Gentle Giant - In'terview

Sorti le: 23/04/1976

Par Jean-Philippe Haas

Label: Chrysalis Records

Site: https://gentlegiantmusic.com/

La police du rock progressif considère souvent Free Hand comme la dernière œuvre digne de ce nom de Gentle Giant, qui est aussi leur plus gros « succès », si on peut qualifier ainsi une modeste place dans les charts. Doit-on rappeler à certains ayatollahs que le terme « progressif » – mal traduit de l’anglais « progressive » – était à l’époque synonyme d’innovation, de remise en question permanente ? C’est très exactement ce qu’ont fait les Britanniques quasiment tout au long de leur courte carrière. In’terview , second disque chez Chrysalis, poursuit le virage entamé par son prédécesseur, à savoir une musique en apparence plus directe, moins alambiquée, dotée d’une palette d’instruments plus resserrée, où la virtuosité est mise au service de l’efficacité. Certes, le succès plus que confidentiel des albums les plus ambitieux et les plus complexes du groupe a sans doute joué dans ce choix d’une formule plus épurée, à la production plus incisive. Mais qui oserait encore dire aujourd’hui qu’In’terview est plat ou inintéressant ?

Comme son prédécesseur, ce huitième album studio, dont le nom fait référence aux bribes de faux entretiens qu’on entend ça et là, contient en filigrane de nombreuses critiques de l’industrie musicale. Mais bien que Gentle Giant ait été échaudé par certaines contraintes et désillusions, on ne peut pas décemment reprocher au groupe d’être devenu commercial ! Prenez « Interview », en ouverture : il n’est pas sérieux de qualifier ce titre de « facile » bien qu’il soit entraînant, à sa façon, et plutôt dépouillé. Au contraire, on y retrouve des caractéristiques typiques de Gentle Giant comme ce jeu de basse syncopé si reconnaissable, les contrepoints, les petits décrochages instrumentaux inattendus. Les Anglais n’ont pas davantage mis la complexité au rencart, ni leur manie des ruptures impromptues, même dans des compositions à l’apparence plus accessible comme ce « Give It Back » étrangement funky et sa partie centrale instrumentale totalement dépareillée ou « Another Show », qui sous faux-airs de rock’n’roll puissant et entraînant dissimule une rythmique bien peu académique. De même, le côté baroque, voire moyenâgeux, bien que nettement plus discret, se retrouve par petites touches et notamment sur « I Lost My Head ». Et que dire de « Design » ? Basé sur le chant de Kerry Minnear et les contrepoints apportés par Derek Shulman, on y retrouve les harmonies vocales propres au groupe, ces canons déroutants, le tout servi par un instrumentarium minimaliste à base essentiellement de percussions. Si ce morceau n’est pas progressif, lequel peut se targuer de l’être ?
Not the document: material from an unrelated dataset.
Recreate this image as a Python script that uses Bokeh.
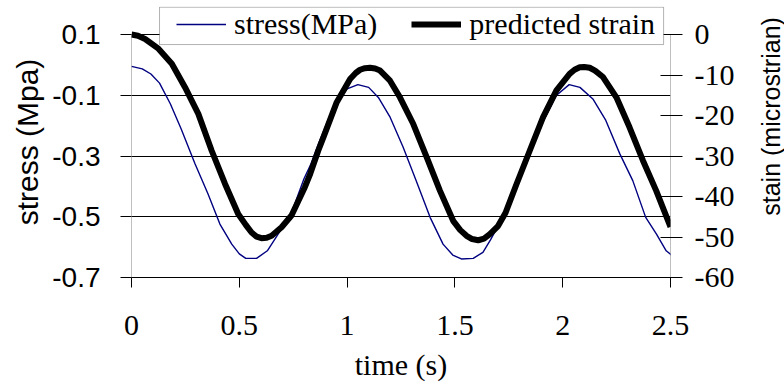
from bokeh.plotting import figure
from bokeh.models import (Range1d, LinearAxis, FixedTicker, Legend, LegendItem,
                          BoxAnnotation, Label)
from bokeh.layouts import row
from bokeh.embed import file_html
from bokeh.resources import INLINE
import math

# ---------------- data ----------------
stress_t = [0.0, 0.05, 0.09, 0.13, 0.18, 0.23, 0.295, 0.355, 0.41, 0.465, 0.50, 0.53,
            0.58, 0.63, 0.68, 0.74, 0.80, 0.83, 0.87, 0.91, 0.95, 1.0, 1.05, 1.10,
            1.145, 1.20, 1.26, 1.32, 1.385, 1.445, 1.49, 1.53, 1.585, 1.63, 1.665,
            1.74, 1.815, 1.895, 1.97, 2.03, 2.08, 2.14, 2.20, 2.265, 2.325, 2.385,
            2.435, 2.48, 2.52]
stress_v = [-0.005, -0.013, -0.030, -0.060, -0.128, -0.210, -0.326, -0.425, -0.524,
            -0.590, -0.622, -0.637, -0.637, -0.612, -0.557, -0.491, -0.375, -0.330,
            -0.255, -0.185, -0.128, -0.079, -0.065, -0.074, -0.107, -0.173, -0.271,
            -0.381, -0.502, -0.590, -0.626, -0.639, -0.637, -0.617, -0.576, -0.480,
            -0.348, -0.206, -0.101, -0.065, -0.074, -0.112, -0.183, -0.293, -0.381,
            -0.502, -0.557, -0.612, -0.635]

strain_t = [0.0, 0.03, 0.063, 0.125, 0.187, 0.248, 0.31, 0.372, 0.434, 0.495, 0.53,
            0.557, 0.58, 0.603, 0.627, 0.65, 0.696, 0.742, 0.804, 0.829, 0.866, 0.89,
            0.952, 1.014, 1.04, 1.06, 1.083, 1.106, 1.13, 1.153, 1.199, 1.245, 1.307,
            1.369, 1.431, 1.492, 1.525, 1.554, 1.58, 1.608, 1.635, 1.662, 1.70,
            1.735, 1.786, 1.847, 1.909, 1.971, 2.032, 2.055, 2.079, 2.10, 2.125,
            2.15, 2.187, 2.249, 2.31, 2.372, 2.434, 2.495, 2.5]
strain_v = [0.0, -0.3, -1.1, -3.5, -7.2, -13.0, -19.6, -28.7, -36.9, -44.3, -47.0,
            -48.9, -49.9, -50.3, -50.2, -49.7, -47.6, -44.7, -37.7, -34.4, -28.7, -25.4,
            -16.7, -11.0, -9.5, -8.7, -8.3, -8.2, -8.4, -8.9, -11.4, -15.5, -22.1,
            -30.3, -38.6, -46.0, -48.3, -49.7, -50.5, -50.8, -50.4, -49.3, -47.3,
            -44.0, -36.9, -28.7, -20.4, -13.8, -9.7, -8.7, -8.1, -8.0, -8.2,
            -8.9, -10.5, -15.5, -22.9, -31.1, -38.6, -46.8, -47.5]

time_ticks = [0, 0.5, 1, 1.5, 2, 2.5]
time_labels = ["0", "0.5", "1", "1.5", "2", "2.5"]
stress_ticks = [0.1, -0.1, -0.3, -0.5, -0.7]
stress_labels = ["0.1", "-0.1", "-0.3", "-0.5", "-0.7"]
strain_ticks = [0, -10, -20, -30, -40, -50, -60]
strain_labels = ["0", "-10", "-20", "-30", "-40", "-50", "-60"]

series_names = ["stress(MPa)", "predicted strain"]
x_title = "time (s)"
y_left_title = "stress (Mpa)"
y_right_title = "stain (microstrian)"

SANS = "Liberation Sans"
SERIF = "Liberation Serif"

# the frame reaches up to the legend's top edge; the axes stop at their top ticks
p = figure(width=744, height=387, output_backend="svg", toolbar_location=None,
           x_range=Range1d(0, 2.5), y_range=Range1d(-0.7, 0.1923),
           min_border_left=131, min_border_right=74, min_border_top=6,
           min_border_bottom=110)
p.extra_y_ranges = {"strain": Range1d(-60, 6.92)}
p.outline_line_color = None
p.background_fill_color = "white"
p.border_fill_color = "white"

# grid
p.xgrid.visible = False
p.ygrid.ticker = FixedTicker(ticks=stress_ticks)
p.ygrid.grid_line_color = "black"
p.ygrid.grid_line_width = 1

# x axis
xa = p.xaxis[0]
xa.ticker = FixedTicker(ticks=time_ticks)
xa.major_label_overrides = {t: l for t, l in zip(time_ticks, time_labels)}
xa.major_label_text_font = SERIF
xa.major_label_text_font_size = "30px"
xa.major_label_text_color = "black"
xa.major_tick_in = 0
xa.major_tick_out = 10
xa.minor_tick_line_color = None
xa.axis_line_color = "black"
xa.major_tick_line_color = "black"
xa.major_label_standoff = 28
xa.axis_label = x_title
xa.axis_label_text_font = SERIF
xa.axis_label_text_font_size = "30px"
xa.axis_label_text_font_style = "normal"
xa.axis_label_text_color = "black"
xa.axis_label_standoff = 10

# left axis
ya = p.yaxis[0]
ya.ticker = FixedTicker(ticks=stress_ticks)
ya.major_label_overrides = {t: l for t, l in zip(stress_ticks, stress_labels)}
ya.major_label_text_font = SANS
ya.major_label_text_font_size = "28px"
ya.major_label_text_color = "black"
ya.major_tick_in = 0
ya.major_tick_out = 11
ya.minor_tick_line_color = None
ya.axis_line_color = None
ya.major_tick_line_color = "black"
ya.major_label_standoff = 20
ya.axis_label = y_left_title
ya.axis_label_text_font = SANS
ya.axis_label_text_font_size = "30px"
ya.axis_label_text_font_style = "normal"
ya.axis_label_text_color = "black"
ya.axis_label_standoff = 5

# right axis (its title is drawn in the narrow strip to the right)
ra = LinearAxis(y_range_name="strain", ticker=FixedTicker(ticks=strain_ticks))
ra.major_label_overrides = {t: l for t, l in zip(strain_ticks, strain_labels)}
ra.major_label_text_font = SERIF
ra.major_label_text_font_size = "30px"
ra.major_label_text_color = "black"
ra.major_tick_in = 10
ra.major_tick_out = 12
ra.minor_tick_line_color = None
ra.axis_line_color = None
ra.major_tick_line_color = "black"
ra.major_label_standoff = 12
p.add_layout(ra, "right")

# grey axis lines spanning only the tick range
p.segment(x0=[time_ticks[0]], y0=[stress_ticks[-1]], x1=[time_ticks[0]],
          y1=[stress_ticks[0]], line_color="#808080", line_width=1)
p.segment(x0=[time_ticks[-1]], y0=[strain_ticks[-1]], x1=[time_ticks[-1]],
          y1=[strain_ticks[0]], y_range_name="strain", line_color="#808080",
          line_width=1)

# series
r_stress = p.line(stress_t, stress_v, line_color="#000080", line_width=1.4)
r_strain = p.line(strain_t, strain_v, y_range_name="strain", line_color="black",
                  line_width=6, line_join="round")

# legend frame and legend
p.add_layout(BoxAnnotation(left=0.13, right=2.468, bottom=0.067, top=0.19,
                           fill_color="white", fill_alpha=1, line_color="black",
                           line_width=1))
legend = Legend(items=[LegendItem(label=series_names[0], renderers=[r_stress]),
                       LegendItem(label=series_names[1], renderers=[r_strain])],
                orientation="horizontal", location=(45, 236), padding=0,
                spacing=34, glyph_width=50, label_standoff=8,
                border_line_color=None, background_fill_alpha=0,
                label_text_font=SERIF, label_text_font_size="30px",
                label_text_color="black")
p.add_layout(legend)

# narrow strip holding the right-hand axis title, reading bottom to top
side = figure(width=40, height=387, output_backend="svg", toolbar_location=None,
              x_range=Range1d(0, 40), y_range=Range1d(0, 387),
              x_axis_type=None, y_axis_type=None,
              min_border_left=0, min_border_right=0, min_border_top=0,
              min_border_bottom=0)
side.outline_line_color = None
side.background_fill_color = "white"
side.border_fill_color = "white"
side.xgrid.visible = False
side.ygrid.visible = False
side.add_layout(Label(x=26, y=230, text=y_right_title, angle=math.pi / 2,
                      text_align="center", text_baseline="middle", text_font=SANS,
                      text_font_size="25px", text_color="black"))

layout = row(p, side, spacing=0)
open("out.html", "w").write(file_html(layout, INLINE))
Bien qu’écrit dans la précipitation, sous la pression du label, In’terview est extrêmement varié (peut-être même l’un des plus variés du groupe, osons le dire), ne contient aucun titre bâclé, aucun remplissage, et quelques belles perles, ce qui est d’autant plus impressionnant considérant la rapidité avec laquelle il a été composé et enregistré. Et comme il n’est jamais trop tard pour redonner sa chance à un disque, on ne serait trop conseiller à ceux qui ont subi la mauvaise influence de quelque spécialiste autoproclamé du bon goût, de se replonger dans ces trente-sept minutes de pur rock progressif.